**Do this**
Retype the records below exactly as they appear, but leave out any pictures.
++++ Records to process ++++
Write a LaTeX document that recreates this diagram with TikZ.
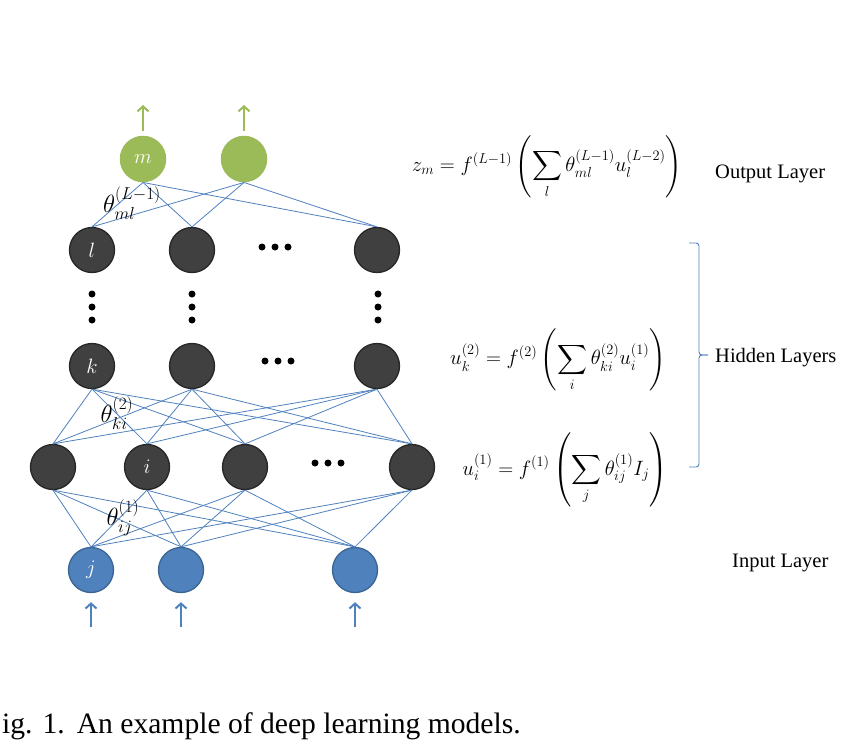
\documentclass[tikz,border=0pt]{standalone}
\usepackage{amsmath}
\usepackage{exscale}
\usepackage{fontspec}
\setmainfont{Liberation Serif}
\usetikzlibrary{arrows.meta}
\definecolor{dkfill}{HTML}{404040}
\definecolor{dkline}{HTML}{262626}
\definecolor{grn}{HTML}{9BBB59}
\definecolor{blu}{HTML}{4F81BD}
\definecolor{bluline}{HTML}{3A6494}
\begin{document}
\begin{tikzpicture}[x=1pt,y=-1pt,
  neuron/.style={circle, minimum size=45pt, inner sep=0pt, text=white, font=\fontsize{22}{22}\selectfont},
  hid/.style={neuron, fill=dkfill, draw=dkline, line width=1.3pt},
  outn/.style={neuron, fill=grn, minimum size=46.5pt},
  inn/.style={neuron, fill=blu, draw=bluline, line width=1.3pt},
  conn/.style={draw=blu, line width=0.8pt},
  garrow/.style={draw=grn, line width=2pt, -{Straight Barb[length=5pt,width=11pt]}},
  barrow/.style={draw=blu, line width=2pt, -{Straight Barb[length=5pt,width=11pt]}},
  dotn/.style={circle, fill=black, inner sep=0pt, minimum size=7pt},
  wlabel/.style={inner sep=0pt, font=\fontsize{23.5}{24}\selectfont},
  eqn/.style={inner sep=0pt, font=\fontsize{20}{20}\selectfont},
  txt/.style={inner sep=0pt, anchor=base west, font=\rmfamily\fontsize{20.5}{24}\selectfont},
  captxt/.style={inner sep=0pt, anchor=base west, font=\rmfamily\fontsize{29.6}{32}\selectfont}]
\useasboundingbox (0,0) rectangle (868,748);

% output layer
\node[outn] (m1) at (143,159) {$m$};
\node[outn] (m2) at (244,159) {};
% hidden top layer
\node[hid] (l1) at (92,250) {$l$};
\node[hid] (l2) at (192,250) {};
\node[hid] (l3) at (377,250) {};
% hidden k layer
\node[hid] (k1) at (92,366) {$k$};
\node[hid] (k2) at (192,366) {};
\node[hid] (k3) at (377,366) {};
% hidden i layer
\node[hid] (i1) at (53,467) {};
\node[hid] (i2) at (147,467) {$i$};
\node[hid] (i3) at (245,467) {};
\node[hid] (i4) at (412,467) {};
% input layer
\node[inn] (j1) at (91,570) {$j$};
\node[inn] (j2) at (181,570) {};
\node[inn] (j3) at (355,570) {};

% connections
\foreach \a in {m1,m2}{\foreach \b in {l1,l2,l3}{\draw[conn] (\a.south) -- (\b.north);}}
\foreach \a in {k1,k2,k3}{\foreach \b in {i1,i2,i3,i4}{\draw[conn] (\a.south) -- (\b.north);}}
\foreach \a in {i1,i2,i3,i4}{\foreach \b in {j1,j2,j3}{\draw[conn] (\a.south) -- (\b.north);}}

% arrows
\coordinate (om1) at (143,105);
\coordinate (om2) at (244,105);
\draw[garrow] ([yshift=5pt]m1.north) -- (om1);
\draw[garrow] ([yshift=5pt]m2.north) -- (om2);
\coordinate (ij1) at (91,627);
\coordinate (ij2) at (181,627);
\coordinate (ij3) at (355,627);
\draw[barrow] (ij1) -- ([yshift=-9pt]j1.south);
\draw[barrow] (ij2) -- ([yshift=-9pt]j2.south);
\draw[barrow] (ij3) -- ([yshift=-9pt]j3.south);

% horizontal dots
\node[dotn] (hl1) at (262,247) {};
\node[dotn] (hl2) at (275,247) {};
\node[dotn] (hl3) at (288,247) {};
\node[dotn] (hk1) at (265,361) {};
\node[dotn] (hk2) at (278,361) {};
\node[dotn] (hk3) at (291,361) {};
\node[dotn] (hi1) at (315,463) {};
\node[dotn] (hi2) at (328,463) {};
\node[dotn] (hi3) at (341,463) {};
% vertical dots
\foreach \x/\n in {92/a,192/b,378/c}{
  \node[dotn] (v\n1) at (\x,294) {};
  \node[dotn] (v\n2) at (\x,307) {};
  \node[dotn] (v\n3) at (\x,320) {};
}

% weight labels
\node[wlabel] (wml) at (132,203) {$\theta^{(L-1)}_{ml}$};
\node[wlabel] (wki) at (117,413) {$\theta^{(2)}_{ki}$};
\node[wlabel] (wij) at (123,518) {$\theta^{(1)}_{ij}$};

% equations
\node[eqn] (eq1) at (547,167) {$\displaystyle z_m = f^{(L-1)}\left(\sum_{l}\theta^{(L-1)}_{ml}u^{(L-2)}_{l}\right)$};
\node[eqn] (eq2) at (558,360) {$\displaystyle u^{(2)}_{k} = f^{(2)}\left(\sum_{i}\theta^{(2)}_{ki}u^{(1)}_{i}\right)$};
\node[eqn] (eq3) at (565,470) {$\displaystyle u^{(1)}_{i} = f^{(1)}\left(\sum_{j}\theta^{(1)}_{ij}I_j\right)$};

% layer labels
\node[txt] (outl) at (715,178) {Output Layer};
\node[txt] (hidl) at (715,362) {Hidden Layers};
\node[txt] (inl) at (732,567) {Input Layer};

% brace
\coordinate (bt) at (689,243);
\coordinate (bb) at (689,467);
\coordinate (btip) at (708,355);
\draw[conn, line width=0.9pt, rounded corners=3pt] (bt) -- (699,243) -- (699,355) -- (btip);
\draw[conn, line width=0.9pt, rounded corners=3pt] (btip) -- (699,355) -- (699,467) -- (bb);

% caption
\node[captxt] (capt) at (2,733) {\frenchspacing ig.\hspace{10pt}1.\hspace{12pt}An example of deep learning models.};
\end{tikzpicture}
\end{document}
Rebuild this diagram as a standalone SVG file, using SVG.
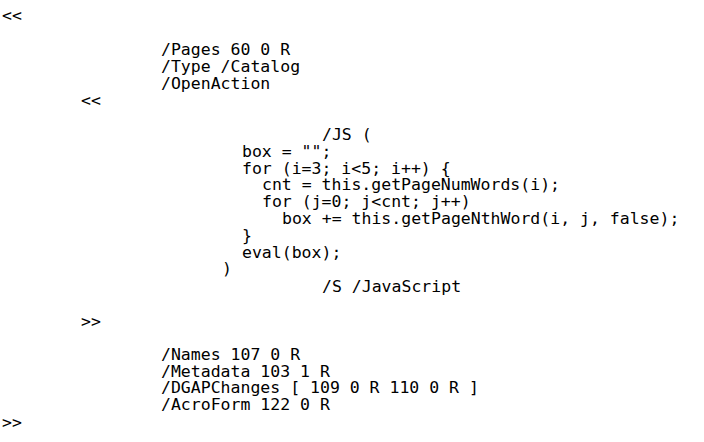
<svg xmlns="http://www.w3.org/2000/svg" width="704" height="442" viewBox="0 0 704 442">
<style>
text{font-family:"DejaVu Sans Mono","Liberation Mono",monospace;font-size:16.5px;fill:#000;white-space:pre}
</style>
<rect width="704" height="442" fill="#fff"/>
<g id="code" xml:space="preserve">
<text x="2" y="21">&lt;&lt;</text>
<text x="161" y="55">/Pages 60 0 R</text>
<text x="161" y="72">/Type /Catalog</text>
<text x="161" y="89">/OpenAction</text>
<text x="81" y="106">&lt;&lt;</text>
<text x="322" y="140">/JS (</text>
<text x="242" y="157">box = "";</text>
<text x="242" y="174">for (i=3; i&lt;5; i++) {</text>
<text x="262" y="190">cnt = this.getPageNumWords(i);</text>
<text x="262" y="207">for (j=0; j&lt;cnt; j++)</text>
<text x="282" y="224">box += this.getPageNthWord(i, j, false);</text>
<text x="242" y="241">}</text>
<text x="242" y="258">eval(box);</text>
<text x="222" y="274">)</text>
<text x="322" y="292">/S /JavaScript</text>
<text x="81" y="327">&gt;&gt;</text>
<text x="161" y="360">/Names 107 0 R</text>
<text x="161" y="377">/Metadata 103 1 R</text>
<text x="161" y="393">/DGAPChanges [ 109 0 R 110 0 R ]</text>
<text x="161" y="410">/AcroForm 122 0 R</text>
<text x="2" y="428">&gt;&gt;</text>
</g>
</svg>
++++
**Written response**
Write a LaTeX document that recreates this diagram with TikZ.
\documentclass[tikz,border=0pt]{standalone}
\usepackage{amsmath}
\usepackage{exscale}
\usepackage{fontspec}
\setmainfont{Liberation Serif}
\usetikzlibrary{arrows.meta}
\definecolor{dkfill}{HTML}{404040}
\definecolor{dkline}{HTML}{262626}
\definecolor{grn}{HTML}{9BBB59}
\definecolor{blu}{HTML}{4F81BD}
\definecolor{bluline}{HTML}{3A6494}
\begin{document}
\begin{tikzpicture}[x=1pt,y=-1pt,
  neuron/.style={circle, minimum size=45pt, inner sep=0pt, text=white, font=\fontsize{22}{22}\selectfont},
  hid/.style={neuron, fill=dkfill, draw=dkline, line width=1.3pt},
  outn/.style={neuron, fill=grn, minimum size=46.5pt},
  inn/.style={neuron, fill=blu, draw=bluline, line width=1.3pt},
  conn/.style={draw=blu, line width=0.8pt},
  garrow/.style={draw=grn, line width=2pt, -{Straight Barb[length=5pt,width=11pt]}},
  barrow/.style={draw=blu, line width=2pt, -{Straight Barb[length=5pt,width=11pt]}},
  dotn/.style={circle, fill=black, inner sep=0pt, minimum size=7pt},
  wlabel/.style={inner sep=0pt, font=\fontsize{23.5}{24}\selectfont},
  eqn/.style={inner sep=0pt, font=\fontsize{20}{20}\selectfont},
  txt/.style={inner sep=0pt, anchor=base west, font=\rmfamily\fontsize{20.5}{24}\selectfont},
  captxt/.style={inner sep=0pt, anchor=base west, font=\rmfamily\fontsize{29.6}{32}\selectfont}]
\useasboundingbox (0,0) rectangle (868,748);

% output layer
\node[outn] (m1) at (143,159) {$m$};
\node[outn] (m2) at (244,159) {};
% hidden top layer
\node[hid] (l1) at (92,250) {$l$};
\node[hid] (l2) at (192,250) {};
\node[hid] (l3) at (377,250) {};
% hidden k layer
\node[hid] (k1) at (92,366) {$k$};
\node[hid] (k2) at (192,366) {};
\node[hid] (k3) at (377,366) {};
% hidden i layer
\node[hid] (i1) at (53,467) {};
\node[hid] (i2) at (147,467) {$i$};
\node[hid] (i3) at (245,467) {};
\node[hid] (i4) at (412,467) {};
% input layer
\node[inn] (j1) at (91,570) {$j$};
\node[inn] (j2) at (181,570) {};
\node[inn] (j3) at (355,570) {};

% connections
\foreach \a in {m1,m2}{\foreach \b in {l1,l2,l3}{\draw[conn] (\a.south) -- (\b.north);}}
\foreach \a in {k1,k2,k3}{\foreach \b in {i1,i2,i3,i4}{\draw[conn] (\a.south) -- (\b.north);}}
\foreach \a in {i1,i2,i3,i4}{\foreach \b in {j1,j2,j3}{\draw[conn] (\a.south) -- (\b.north);}}

% arrows
\coordinate (om1) at (143,105);
\coordinate (om2) at (244,105);
\draw[garrow] ([yshift=5pt]m1.north) -- (om1);
\draw[garrow] ([yshift=5pt]m2.north) -- (om2);
\coordinate (ij1) at (91,627);
\coordinate (ij2) at (181,627);
\coordinate (ij3) at (355,627);
\draw[barrow] (ij1) -- ([yshift=-9pt]j1.south);
\draw[barrow] (ij2) -- ([yshift=-9pt]j2.south);
\draw[barrow] (ij3) -- ([yshift=-9pt]j3.south);

% horizontal dots
\node[dotn] (hl1) at (262,247) {};
\node[dotn] (hl2) at (275,247) {};
\node[dotn] (hl3) at (288,247) {};
\node[dotn] (hk1) at (265,361) {};
\node[dotn] (hk2) at (278,361) {};
\node[dotn] (hk3) at (291,361) {};
\node[dotn] (hi1) at (315,463) {};
\node[dotn] (hi2) at (328,463) {};
\node[dotn] (hi3) at (341,463) {};
% vertical dots
\foreach \x/\n in {92/a,192/b,378/c}{
  \node[dotn] (v\n1) at (\x,294) {};
  \node[dotn] (v\n2) at (\x,307) {};
  \node[dotn] (v\n3) at (\x,320) {};
}

% weight labels
\node[wlabel] (wml) at (132,203) {$\theta^{(L-1)}_{ml}$};
\node[wlabel] (wki) at (117,413) {$\theta^{(2)}_{ki}$};
\node[wlabel] (wij) at (123,518) {$\theta^{(1)}_{ij}$};

% equations
\node[eqn] (eq1) at (547,167) {$\displaystyle z_m = f^{(L-1)}\left(\sum_{l}\theta^{(L-1)}_{ml}u^{(L-2)}_{l}\right)$};
\node[eqn] (eq2) at (558,360) {$\displaystyle u^{(2)}_{k} = f^{(2)}\left(\sum_{i}\theta^{(2)}_{ki}u^{(1)}_{i}\right)$};
\node[eqn] (eq3) at (565,470) {$\displaystyle u^{(1)}_{i} = f^{(1)}\left(\sum_{j}\theta^{(1)}_{ij}I_j\right)$};

% layer labels
\node[txt] (outl) at (715,178) {Output Layer};
\node[txt] (hidl) at (715,362) {Hidden Layers};
\node[txt] (inl) at (732,567) {Input Layer};

% brace
\coordinate (bt) at (689,243);
\coordinate (bb) at (689,467);
\coordinate (btip) at (708,355);
\draw[conn, line width=0.9pt, rounded corners=3pt] (bt) -- (699,243) -- (699,355) -- (btip);
\draw[conn, line width=0.9pt, rounded corners=3pt] (btip) -- (699,355) -- (699,467) -- (bb);

% caption
\node[captxt] (capt) at (2,733) {\frenchspacing ig.\hspace{10pt}1.\hspace{12pt}An example of deep learning models.};
\end{tikzpicture}
\end{document}
Rebuild this diagram as a standalone SVG file, using SVG.
<svg xmlns="http://www.w3.org/2000/svg" width="704" height="442" viewBox="0 0 704 442">
<style>
text{font-family:"DejaVu Sans Mono","Liberation Mono",monospace;font-size:16.5px;fill:#000;white-space:pre}
</style>
<rect width="704" height="442" fill="#fff"/>
<g id="code" xml:space="preserve">
<text x="2" y="21">&lt;&lt;</text>
<text x="161" y="55">/Pages 60 0 R</text>
<text x="161" y="72">/Type /Catalog</text>
<text x="161" y="89">/OpenAction</text>
<text x="81" y="106">&lt;&lt;</text>
<text x="322" y="140">/JS (</text>
<text x="242" y="157">box = "";</text>
<text x="242" y="174">for (i=3; i&lt;5; i++) {</text>
<text x="262" y="190">cnt = this.getPageNumWords(i);</text>
<text x="262" y="207">for (j=0; j&lt;cnt; j++)</text>
<text x="282" y="224">box += this.getPageNthWord(i, j, false);</text>
<text x="242" y="241">}</text>
<text x="242" y="258">eval(box);</text>
<text x="222" y="274">)</text>
<text x="322" y="292">/S /JavaScript</text>
<text x="81" y="327">&gt;&gt;</text>
<text x="161" y="360">/Names 107 0 R</text>
<text x="161" y="377">/Metadata 103 1 R</text>
<text x="161" y="393">/DGAPChanges [ 109 0 R 110 0 R ]</text>
<text x="161" y="410">/AcroForm 122 0 R</text>
<text x="2" y="428">&gt;&gt;</text>
</g>
</svg>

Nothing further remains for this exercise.